SWBAT compare how two authors present the same message in unique ways.

"The truth. It is a beautiful and terrible thing, and must therefore be treated with great caution [or hidden in allegory]." J.K. Rowling

10 minutes

After reviewing the daily agenda, students will view the video below. As we have been working with Mr. Gross' book, this will be meaningful to the students. Students will be meeting him a couple of weeks from now, and other than a snapshot of me with him, this gives them their first look at their subject.

Before viewing the video, I will ask students (during the viewing) to focus on the message he is trying to get across to viewers.

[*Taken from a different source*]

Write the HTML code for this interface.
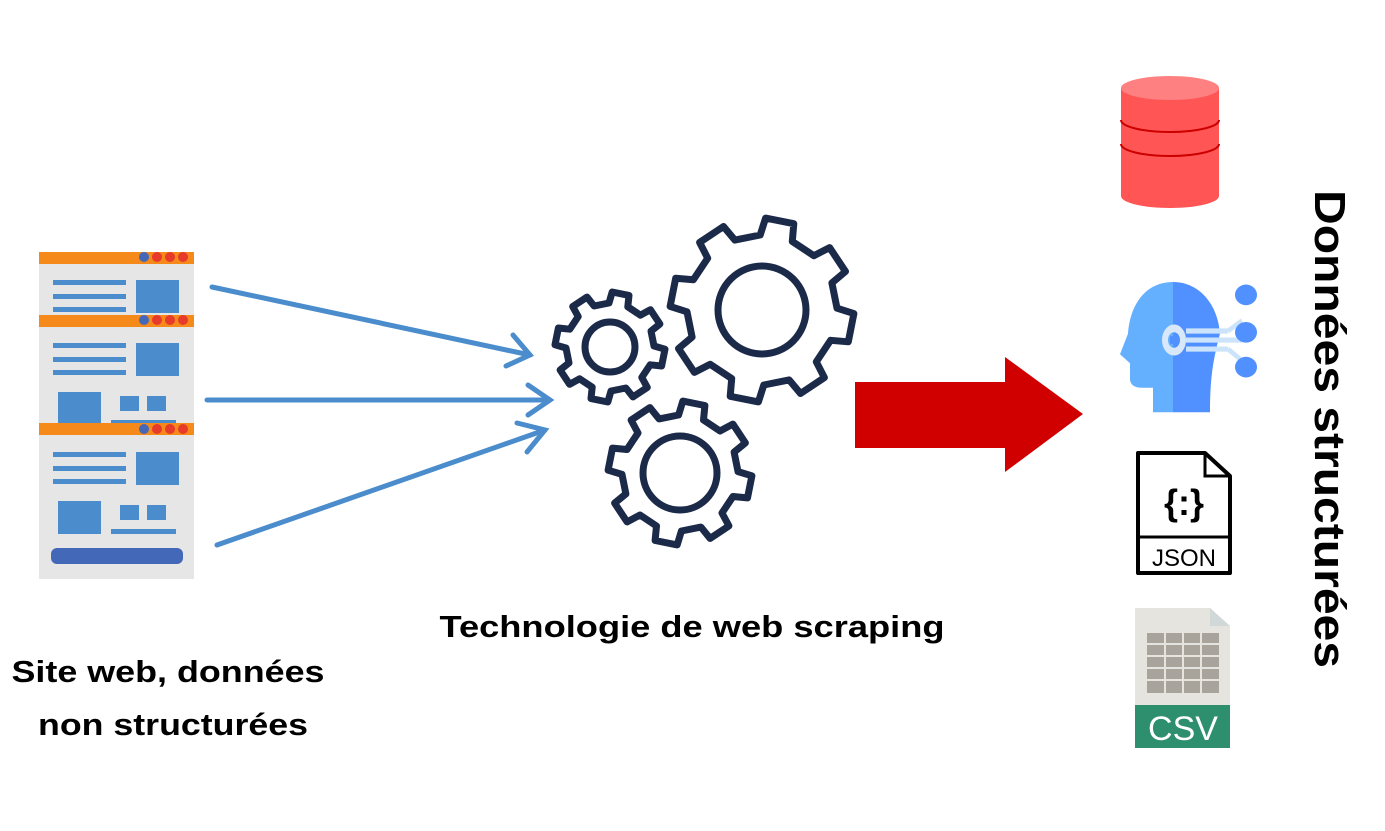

After viewing the video I will ask students, "As a table, discuss what you believe is the "gist" of his message?" (Students worked with "gist" earlier in the year in this lesson, so it should be familiar.)

After a quick discussion, I will ask that one person at each table share what their group believes is the message by sending it to our November Today's Meet backchannel discussion. This will display on all their laptops and my SMART board. As responses come in, we'll share and quickly discuss the validity of each.

25 minutes

Students will take a handout from the caddy of the text "Terrible Things" (without the subtitle - "An Allegory of the Holocaust"). As students follow, I will read the text aloud without stopping to allow students to get the flow of the story.

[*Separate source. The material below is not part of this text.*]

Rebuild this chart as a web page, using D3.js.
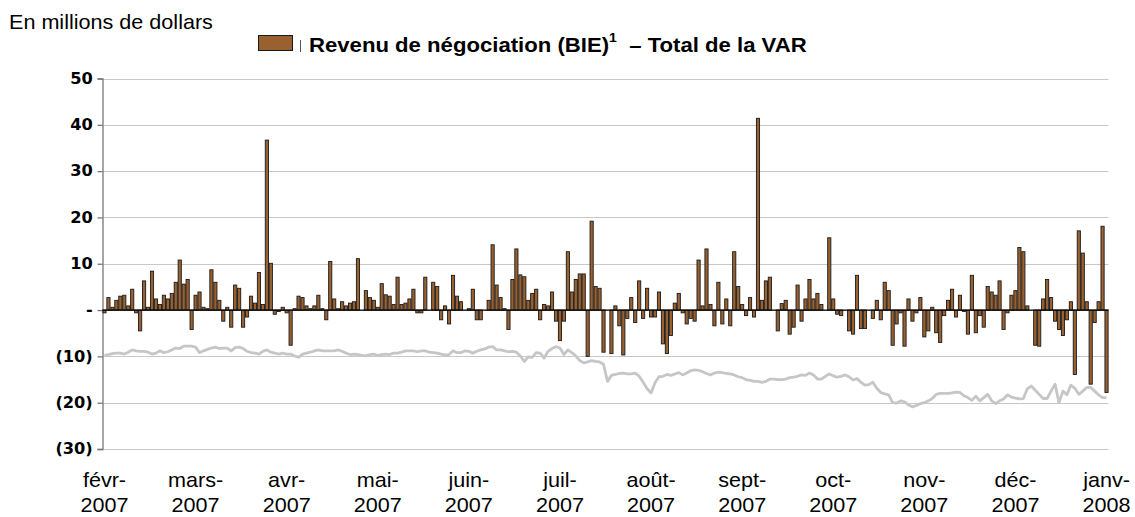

Immediately afterward, I will ask students to reread the text silently using text codes to annotate the text. If you follow me, you know we have been using text codes (ala Harvey Daniels) since very early in the year, so students are familiar with the process.

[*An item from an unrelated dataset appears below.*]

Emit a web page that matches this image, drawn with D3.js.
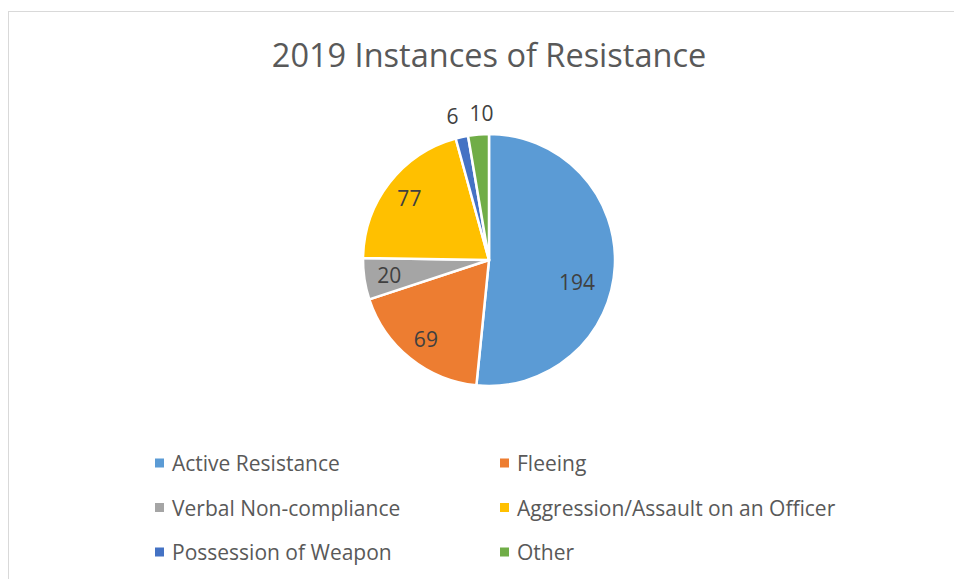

To wind this portion of the lesson down, I will ask the students to read the text a third time circling at least two text coding examples that are worthy of sharing with their table mates. If two are not worthy they need to select two to improve. Finally, students are to write what they believe to be the "gist" of the piece at the end.

10 minutes

Finally, I will ask students to discuss and answer the following as a table:

1. What does the author want me to understand?

2. Are there any hard or important words?

3. How does the author play with the language to add meaning?

4. How does this relate back to what I (the student) said about the gist of Fred Gross' video?

At the end of discussion time, ask each table to send their answer to number four in on Today's Meet so we can review our findings as a class. (See an earlier lesson with Today's Meet)

Note - I originally started using Today's Meet because I had iPhones donated to my class. We only had one per group, so it was perfect. There are many other ways to share the group ideas though -from Edmodo to small dry erase boards. Do not let lack of technology stop you from having students share their thoughts with a real audience.

The goal here is for students to make the connection from this piece to both Mr. Gross and our study of the Holocaust. So, at the end of this segment I will put up Eve Bunting's preface in *Terrible Things* with the entire title of the book. This will include the definition of allegory as this introduces a "teachable moment" to share the term allegory with my students.

Theoretically, students will see the metaphorical layering of ideas in the Allegory.

10 minutes

To wrap up the lesson I will ask students to take the homework from the caddy at their table. This includes a writing task that asks students to compare Mr. Gross' message with that of Eve Bunting's *Terrible Things* and explain how they promote the same message in different ways.

The video of Mr. Gross will be linked to our digital classroom on Edmodo so students may review it on their own.